The right of every owner of immoveable property (subject to any law for the time being in force) to enjoy without disturbance by another the natural advantages arising from its situation.

Illustration (h). The right of every owner of land that the water of every natural stream which passes by, through, or over his land in a denned natural channel shall be allowed by other persons to flow within such owner's limits without interruption and without material alteration in quantity, direction, force or temperature....
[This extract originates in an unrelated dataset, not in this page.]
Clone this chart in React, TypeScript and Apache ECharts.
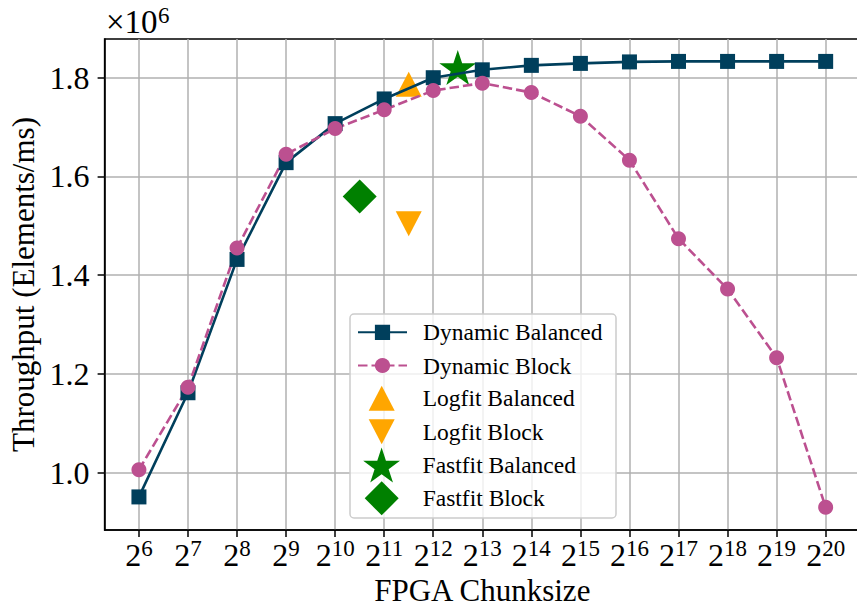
import React, { useEffect, useRef } from "react";
import * as echarts from "echarts";

// x positions are log2(chunk size)
const chunkExponents = [6, 7, 8, 9, 10, 11, 12, 13, 14, 15, 16, 17, 18, 19, 20];
// throughput in 10^6 elements/ms
const dynamicBalanced = [0.951, 1.162, 1.432, 1.628, 1.707, 1.757, 1.8, 1.816, 1.825, 1.829, 1.832, 1.833, 1.833, 1.833, 1.833];
const dynamicBlock = [1.006, 1.173, 1.455, 1.645, 1.697, 1.735, 1.774, 1.789, 1.77, 1.722, 1.633, 1.474, 1.372, 1.233, 0.93];
const logfitBalanced = [[11.5, 1.787]];
const logfitBlock = [[11.5, 1.504]];
const fastfitBalanced = [[12.5, 1.817]];
const fastfitBlock = [[10.5, 1.5595]];
const yTicks = [1.0, 1.2, 1.4, 1.6, 1.8];
const scaleBase = "×10";
const scaleExp = "6";

const FONT = "Liberation Serif";
const STAR =
  "path://M100,0 L122.45,69.1 L195.11,69.1 L136.33,111.8 L158.78,180.9 L100,138.2 L41.22,180.9 L63.67,111.8 L4.89,69.1 L77.55,69.1 Z";
const TRI_DOWN = "path://M0,0 L100,0 L50,100 Z";

export default function App() {
  const ref = useRef<HTMLDivElement>(null);
  useEffect(() => {
    if (!ref.current) return;
    const chart = echarts.init(ref.current, null, { renderer: "svg" });
    const legendText = {
      fontFamily: FONT,
      fontSize: 23.5,
      color: "#000",
    };
    const option: any = {
      animation: false,
      grid: {
        left: 104.6,
        top: 39,
        width: 755.4,
        height: 491,
        show: true,
        borderColor: "#000",
        borderWidth: 1.5,
        backgroundColor: "transparent",
        containLabel: false,
        outerBoundsMode: "none",
      },
      xAxis: {
        type: "value",
        min: 5.3,
        max: 20.7,
        name: "FPGA Chunksize",
        nameLocation: "middle",
        nameGap: 39,
        nameTextStyle: { fontFamily: FONT, fontSize: 31, color: "#000" },
        axisLine: { show: true, lineStyle: { color: "#000", width: 1.5 } },
        axisTick: { show: true, length: 7, lineStyle: { color: "#000", width: 1.5 }, customValues: chunkExponents },
        axisLabel: {
          customValues: chunkExponents,
          margin: 6.5,
          formatter: (v: number) => `{b|2}{s|${v}}`,
          rich: {
            b: { fontFamily: FONT, fontSize: 32, lineHeight: 34, verticalAlign: "bottom", color: "#000" },
            s: { fontFamily: FONT, fontSize: 23, lineHeight: 23, verticalAlign: "top", color: "#000" },
          },
        },
        splitLine: { show: true, lineStyle: { color: "#b0b0b0", width: 1.5 } },
      },
      yAxis: {
        type: "value",
        min: 0.884,
        max: 1.8784,
        name: "Throughput (Elements/ms)",
        nameLocation: "middle",
        nameGap: 64,
        nameTextStyle: { fontFamily: FONT, fontSize: 31, color: "#000" },
        axisLine: { show: true, lineStyle: { color: "#000", width: 1.5 } },
        axisTick: { show: true, length: 7, lineStyle: { color: "#000", width: 1.5 }, customValues: yTicks },
        axisLabel: {
          customValues: yTicks,
          margin: 15,
          fontFamily: FONT,
          fontSize: 32,
          color: "#000",
          formatter: (v: number) => v.toFixed(1),
        },
        splitLine: { show: true, lineStyle: { color: "#b0b0b0", width: 1.5 } },
      },
      legend: [
        {
          data: ["Dynamic Balanced", "Dynamic Block"],
          orient: "vertical",
          left: 357,
          top: 320.3,
          padding: 0,
          itemWidth: 49,
          itemHeight: 19,
          itemGap: 9.2,
          textStyle: { ...legendText, lineHeight: 19, padding: [0, 0, 0, 11] },
        },
        {
          data: [{ name: "Logfit Balanced", icon: "triangle" }, { name: "Logfit Block", icon: TRI_DOWN }],
          orient: "vertical",
          left: 368.7,
          top: 385.8,
          padding: 0,
          itemWidth: 26,
          itemHeight: 25,
          itemGap: 8.4,
          symbolKeepAspect: false,
          textStyle: { ...legendText, lineHeight: 25, padding: [0, 0, 0, 23] },
        },
        {
          data: ["Fastfit Balanced"],
          orient: "vertical",
          left: 363.2,
          top: 447.5,
          padding: 0,
          itemWidth: 37,
          itemHeight: 35,
          textStyle: { ...legendText, lineHeight: 35, padding: [0, 0, 0, 17.5] },
        },
        {
          data: ["Fastfit Block"],
          orient: "vertical",
          left: 364.7,
          top: 481.3,
          padding: 0,
          itemWidth: 34,
          itemHeight: 34,
          textStyle: { ...legendText, lineHeight: 34, padding: [0, 0, 0, 19] },
        },
      ],
      graphic: [
        {
          type: "rect",
          z: 3,
          shape: { x: 350, y: 314, width: 266, height: 204, r: 4 },
          style: { fill: "rgba(255,255,255,0.8)", stroke: "#cccccc", lineWidth: 1.5 },
        },
        {
          type: "text",
          z: 5,
          x: 106,
          y: 21.5,
          style: {
            text: scaleBase,
            fill: "#000",
            fontFamily: FONT,
            fontSize: 33,
            align: "left",
            verticalAlign: "middle",
          },
        },
        {
          type: "text",
          z: 5,
          x: 158,
          y: 15,
          style: {
            text: scaleExp,
            fill: "#000",
            fontFamily: FONT,
            fontSize: 23,
            align: "left",
            verticalAlign: "middle",
          },
        },
      ],
      series: [
        {
          name: "Dynamic Balanced",
          type: "line",
          data: chunkExponents.map((e, i) => [e, dynamicBalanced[i]]),
          symbol: "rect",
          symbolSize: 15,
          itemStyle: { color: "#003f5c" },
          lineStyle: { color: "#003f5c", width: 2.6 },
        },
        {
          name: "Dynamic Block",
          type: "line",
          data: chunkExponents.map((e, i) => [e, dynamicBlock[i]]),
          symbol: "circle",
          symbolSize: 15,
          itemStyle: { color: "#bc5090" },
          lineStyle: { color: "#bc5090", width: 2.6, type: [9.5, 4] },
        },
        {
          name: "Logfit Balanced",
          type: "scatter",
          data: logfitBalanced,
          symbol: "triangle",
          symbolSize: [26, 25],
          itemStyle: { color: "#ffa600", opacity: 1 },
        },
        {
          name: "Logfit Block",
          type: "scatter",
          data: logfitBlock,
          symbol: TRI_DOWN,
          symbolSize: [26, 25],
          itemStyle: { color: "#ffa600", opacity: 1 },
        },
        {
          name: "Fastfit Balanced",
          type: "scatter",
          data: fastfitBalanced,
          symbol: STAR,
          symbolSize: [37, 35],
          symbolOffset: [0, -1.9],
          itemStyle: { color: "#008000", opacity: 1 },
        },
        {
          name: "Fastfit Block",
          type: "scatter",
          data: fastfitBlock,
          symbol: "diamond",
          symbolSize: [34, 34],
          itemStyle: { color: "#008000", opacity: 1 },
        },
      ],
    };
    chart.setOption(option);
    return () => chart.dispose();
  }, []);
  return (
    <div
      ref={ref}
      style={{ position: "fixed", left: 0, top: 0, width: 857, height: 613, background: "#fff" }}
    />
  );
}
10. But rights to particular conditions of water for a particular mill are acquired by prescription and are not natural rights: Section 29, Illustration (a):

A, an owner of a mill, has acquired a prescriptive right to divert to his mill part of the water of a stream. A alters the machinery of the mill. He cannot thereby increase his right to divert water.

11. And similarly in Section 23, Illustration (a):

A, the owner of a saw-mill, has a right to a flow of water sufficient to work the mill. He may convert the saw-mill into a corn-mill, provided that it can be worked by the same amount of water.

12. Accordingly we allow this Letters Patent appeal and we set aside the decree of the learned single Judge and we restore the decree of the lower appellate Court with costs throughout.